**GOAL**.
Your task is to filter the data below down to the lines holding "this".

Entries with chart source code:
---+---

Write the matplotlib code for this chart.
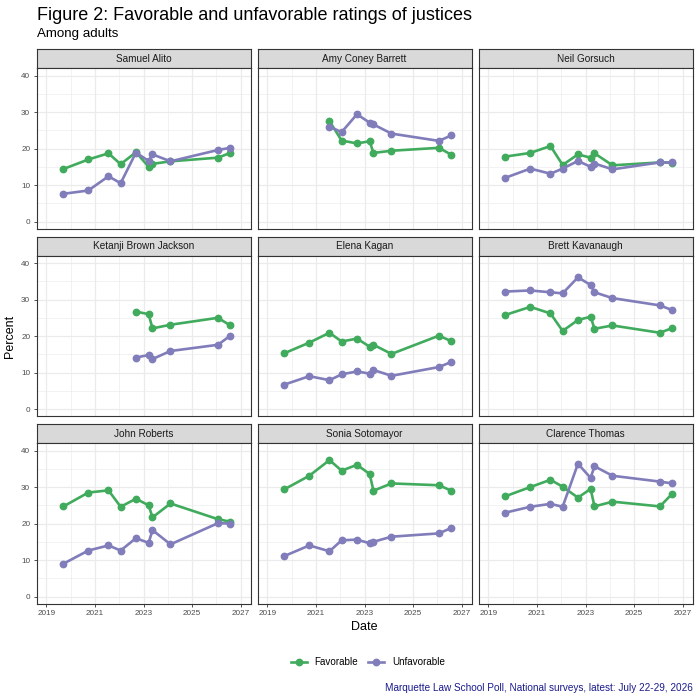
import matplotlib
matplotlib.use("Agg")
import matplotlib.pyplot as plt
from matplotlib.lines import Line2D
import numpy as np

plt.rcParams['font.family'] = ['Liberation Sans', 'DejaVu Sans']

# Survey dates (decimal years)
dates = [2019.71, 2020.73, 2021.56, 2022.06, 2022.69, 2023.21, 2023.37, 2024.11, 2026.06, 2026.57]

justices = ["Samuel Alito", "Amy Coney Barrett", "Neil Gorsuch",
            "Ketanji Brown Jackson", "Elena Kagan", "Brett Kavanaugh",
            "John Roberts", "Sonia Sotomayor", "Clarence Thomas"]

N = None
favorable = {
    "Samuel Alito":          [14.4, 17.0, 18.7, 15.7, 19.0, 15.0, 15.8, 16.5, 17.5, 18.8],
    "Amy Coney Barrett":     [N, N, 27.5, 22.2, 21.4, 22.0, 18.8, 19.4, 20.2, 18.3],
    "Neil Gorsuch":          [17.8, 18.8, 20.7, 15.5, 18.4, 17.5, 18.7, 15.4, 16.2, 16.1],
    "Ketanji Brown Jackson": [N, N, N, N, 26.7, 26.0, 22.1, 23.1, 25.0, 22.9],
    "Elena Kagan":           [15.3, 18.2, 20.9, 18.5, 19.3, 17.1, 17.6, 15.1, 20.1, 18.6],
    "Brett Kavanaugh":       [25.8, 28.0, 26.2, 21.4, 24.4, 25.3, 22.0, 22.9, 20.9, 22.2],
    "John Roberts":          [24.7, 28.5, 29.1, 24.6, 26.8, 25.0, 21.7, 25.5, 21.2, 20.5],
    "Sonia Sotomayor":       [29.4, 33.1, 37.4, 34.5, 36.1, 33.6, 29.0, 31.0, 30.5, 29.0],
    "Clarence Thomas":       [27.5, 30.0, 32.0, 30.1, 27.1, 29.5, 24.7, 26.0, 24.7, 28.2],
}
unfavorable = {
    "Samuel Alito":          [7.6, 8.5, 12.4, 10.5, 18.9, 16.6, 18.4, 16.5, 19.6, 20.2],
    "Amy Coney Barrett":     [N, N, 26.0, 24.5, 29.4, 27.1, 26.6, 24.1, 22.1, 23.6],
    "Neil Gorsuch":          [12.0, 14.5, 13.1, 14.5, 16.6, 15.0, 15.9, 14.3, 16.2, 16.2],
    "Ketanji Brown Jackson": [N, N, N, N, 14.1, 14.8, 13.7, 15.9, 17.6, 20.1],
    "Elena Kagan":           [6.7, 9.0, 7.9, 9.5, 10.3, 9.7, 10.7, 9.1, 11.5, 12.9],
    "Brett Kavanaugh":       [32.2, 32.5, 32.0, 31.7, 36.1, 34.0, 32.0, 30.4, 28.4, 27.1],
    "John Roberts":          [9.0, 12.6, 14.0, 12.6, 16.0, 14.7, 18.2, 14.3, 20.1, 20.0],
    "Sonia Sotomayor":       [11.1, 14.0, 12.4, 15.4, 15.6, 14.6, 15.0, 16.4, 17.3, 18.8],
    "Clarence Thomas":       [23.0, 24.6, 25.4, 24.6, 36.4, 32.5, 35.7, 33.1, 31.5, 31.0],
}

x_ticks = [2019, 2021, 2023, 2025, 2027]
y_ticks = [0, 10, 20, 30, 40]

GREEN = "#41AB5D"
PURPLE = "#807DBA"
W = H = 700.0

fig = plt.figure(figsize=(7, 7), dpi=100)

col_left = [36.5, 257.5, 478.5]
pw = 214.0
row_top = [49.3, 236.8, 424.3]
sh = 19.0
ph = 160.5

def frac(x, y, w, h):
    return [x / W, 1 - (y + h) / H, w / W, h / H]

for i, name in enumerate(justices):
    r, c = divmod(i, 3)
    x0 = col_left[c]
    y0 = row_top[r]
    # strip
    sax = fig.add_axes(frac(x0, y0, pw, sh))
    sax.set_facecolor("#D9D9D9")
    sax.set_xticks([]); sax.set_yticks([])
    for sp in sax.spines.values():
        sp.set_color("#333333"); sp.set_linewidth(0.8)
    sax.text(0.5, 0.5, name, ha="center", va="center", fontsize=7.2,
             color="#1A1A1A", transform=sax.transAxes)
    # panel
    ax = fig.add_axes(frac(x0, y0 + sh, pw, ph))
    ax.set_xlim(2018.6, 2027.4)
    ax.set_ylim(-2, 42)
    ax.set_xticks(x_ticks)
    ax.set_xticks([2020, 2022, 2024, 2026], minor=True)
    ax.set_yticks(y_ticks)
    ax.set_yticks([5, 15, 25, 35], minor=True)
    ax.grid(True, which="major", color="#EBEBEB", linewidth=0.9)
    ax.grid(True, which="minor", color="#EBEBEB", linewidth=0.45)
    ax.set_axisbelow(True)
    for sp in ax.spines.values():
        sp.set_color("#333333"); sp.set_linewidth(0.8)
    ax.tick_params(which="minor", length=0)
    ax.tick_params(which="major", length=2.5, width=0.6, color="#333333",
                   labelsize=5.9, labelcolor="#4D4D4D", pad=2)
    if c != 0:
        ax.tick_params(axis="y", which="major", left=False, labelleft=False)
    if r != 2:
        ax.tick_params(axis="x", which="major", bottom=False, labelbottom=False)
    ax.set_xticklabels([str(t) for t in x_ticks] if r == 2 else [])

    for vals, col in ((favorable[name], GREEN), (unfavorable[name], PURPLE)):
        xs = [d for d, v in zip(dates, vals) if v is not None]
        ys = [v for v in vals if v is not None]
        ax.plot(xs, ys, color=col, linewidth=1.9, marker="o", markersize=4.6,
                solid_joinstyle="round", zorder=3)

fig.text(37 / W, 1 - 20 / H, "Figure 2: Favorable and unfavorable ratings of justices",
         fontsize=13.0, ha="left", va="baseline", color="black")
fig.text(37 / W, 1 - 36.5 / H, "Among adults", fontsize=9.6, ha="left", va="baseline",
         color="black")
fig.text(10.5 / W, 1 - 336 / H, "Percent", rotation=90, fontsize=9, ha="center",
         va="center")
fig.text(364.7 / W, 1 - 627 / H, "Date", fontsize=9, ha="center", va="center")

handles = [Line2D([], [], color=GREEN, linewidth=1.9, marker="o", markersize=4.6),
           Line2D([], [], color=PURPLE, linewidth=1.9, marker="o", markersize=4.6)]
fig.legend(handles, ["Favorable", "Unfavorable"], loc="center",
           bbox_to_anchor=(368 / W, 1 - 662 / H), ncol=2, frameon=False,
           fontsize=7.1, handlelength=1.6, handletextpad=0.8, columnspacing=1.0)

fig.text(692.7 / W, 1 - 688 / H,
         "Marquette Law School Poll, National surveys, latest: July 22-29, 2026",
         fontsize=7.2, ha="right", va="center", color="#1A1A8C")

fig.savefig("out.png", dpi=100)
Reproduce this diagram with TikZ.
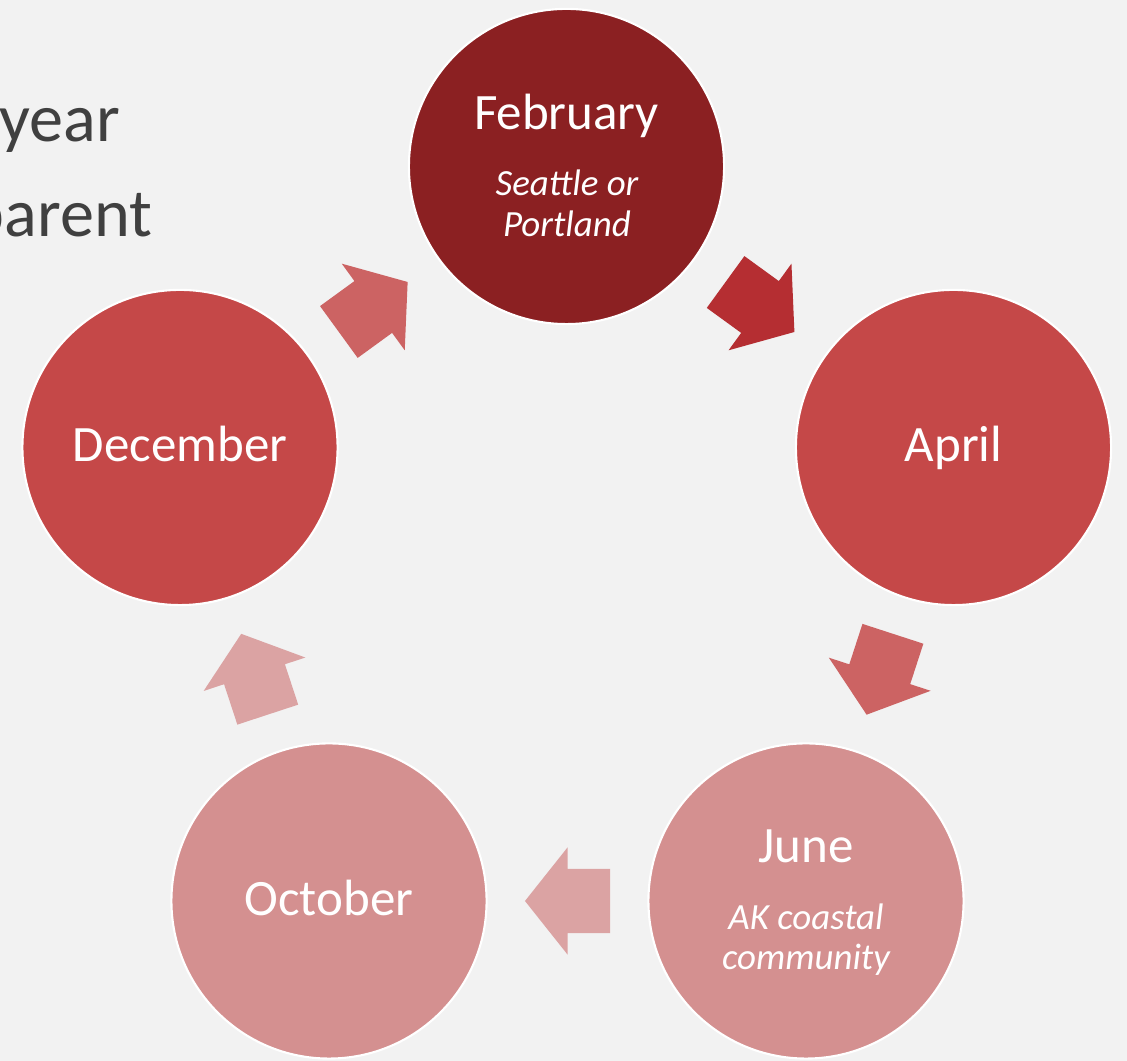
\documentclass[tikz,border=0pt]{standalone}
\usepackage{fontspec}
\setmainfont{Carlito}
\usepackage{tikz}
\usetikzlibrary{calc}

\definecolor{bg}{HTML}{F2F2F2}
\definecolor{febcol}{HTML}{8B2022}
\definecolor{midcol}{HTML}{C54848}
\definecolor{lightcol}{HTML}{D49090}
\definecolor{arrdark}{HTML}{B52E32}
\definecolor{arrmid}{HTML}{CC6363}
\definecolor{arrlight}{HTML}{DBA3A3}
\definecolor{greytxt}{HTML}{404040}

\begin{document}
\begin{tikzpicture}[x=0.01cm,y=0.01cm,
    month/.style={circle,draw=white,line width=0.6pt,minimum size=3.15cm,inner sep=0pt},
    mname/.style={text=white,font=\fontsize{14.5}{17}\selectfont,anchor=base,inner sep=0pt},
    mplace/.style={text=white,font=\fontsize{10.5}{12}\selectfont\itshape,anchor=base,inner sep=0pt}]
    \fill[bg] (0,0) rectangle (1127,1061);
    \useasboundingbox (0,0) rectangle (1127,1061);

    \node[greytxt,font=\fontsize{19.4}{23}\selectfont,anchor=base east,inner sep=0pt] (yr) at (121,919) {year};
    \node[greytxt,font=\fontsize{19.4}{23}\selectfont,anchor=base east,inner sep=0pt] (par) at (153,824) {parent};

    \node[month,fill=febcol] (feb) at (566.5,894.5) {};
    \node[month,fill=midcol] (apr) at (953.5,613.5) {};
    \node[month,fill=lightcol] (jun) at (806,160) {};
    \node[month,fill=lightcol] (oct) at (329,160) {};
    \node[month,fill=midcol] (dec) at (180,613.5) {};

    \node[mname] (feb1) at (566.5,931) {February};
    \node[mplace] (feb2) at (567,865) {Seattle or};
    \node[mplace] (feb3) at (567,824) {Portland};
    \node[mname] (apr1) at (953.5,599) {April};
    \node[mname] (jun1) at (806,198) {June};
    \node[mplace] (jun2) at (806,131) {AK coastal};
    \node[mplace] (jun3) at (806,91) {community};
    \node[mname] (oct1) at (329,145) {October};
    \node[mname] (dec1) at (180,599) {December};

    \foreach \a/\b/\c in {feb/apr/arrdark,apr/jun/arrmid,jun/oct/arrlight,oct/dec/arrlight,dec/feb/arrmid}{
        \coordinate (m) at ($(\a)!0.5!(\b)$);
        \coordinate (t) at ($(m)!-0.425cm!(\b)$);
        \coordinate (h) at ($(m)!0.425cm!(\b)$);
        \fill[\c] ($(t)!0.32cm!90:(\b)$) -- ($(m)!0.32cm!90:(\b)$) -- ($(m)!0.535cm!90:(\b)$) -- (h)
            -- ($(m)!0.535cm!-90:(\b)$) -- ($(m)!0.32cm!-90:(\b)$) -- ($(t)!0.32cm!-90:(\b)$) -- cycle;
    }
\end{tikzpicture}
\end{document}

---+---

**FULL RESPONSE**.
Write the matplotlib code for this chart.
Reproduce this diagram with TikZ.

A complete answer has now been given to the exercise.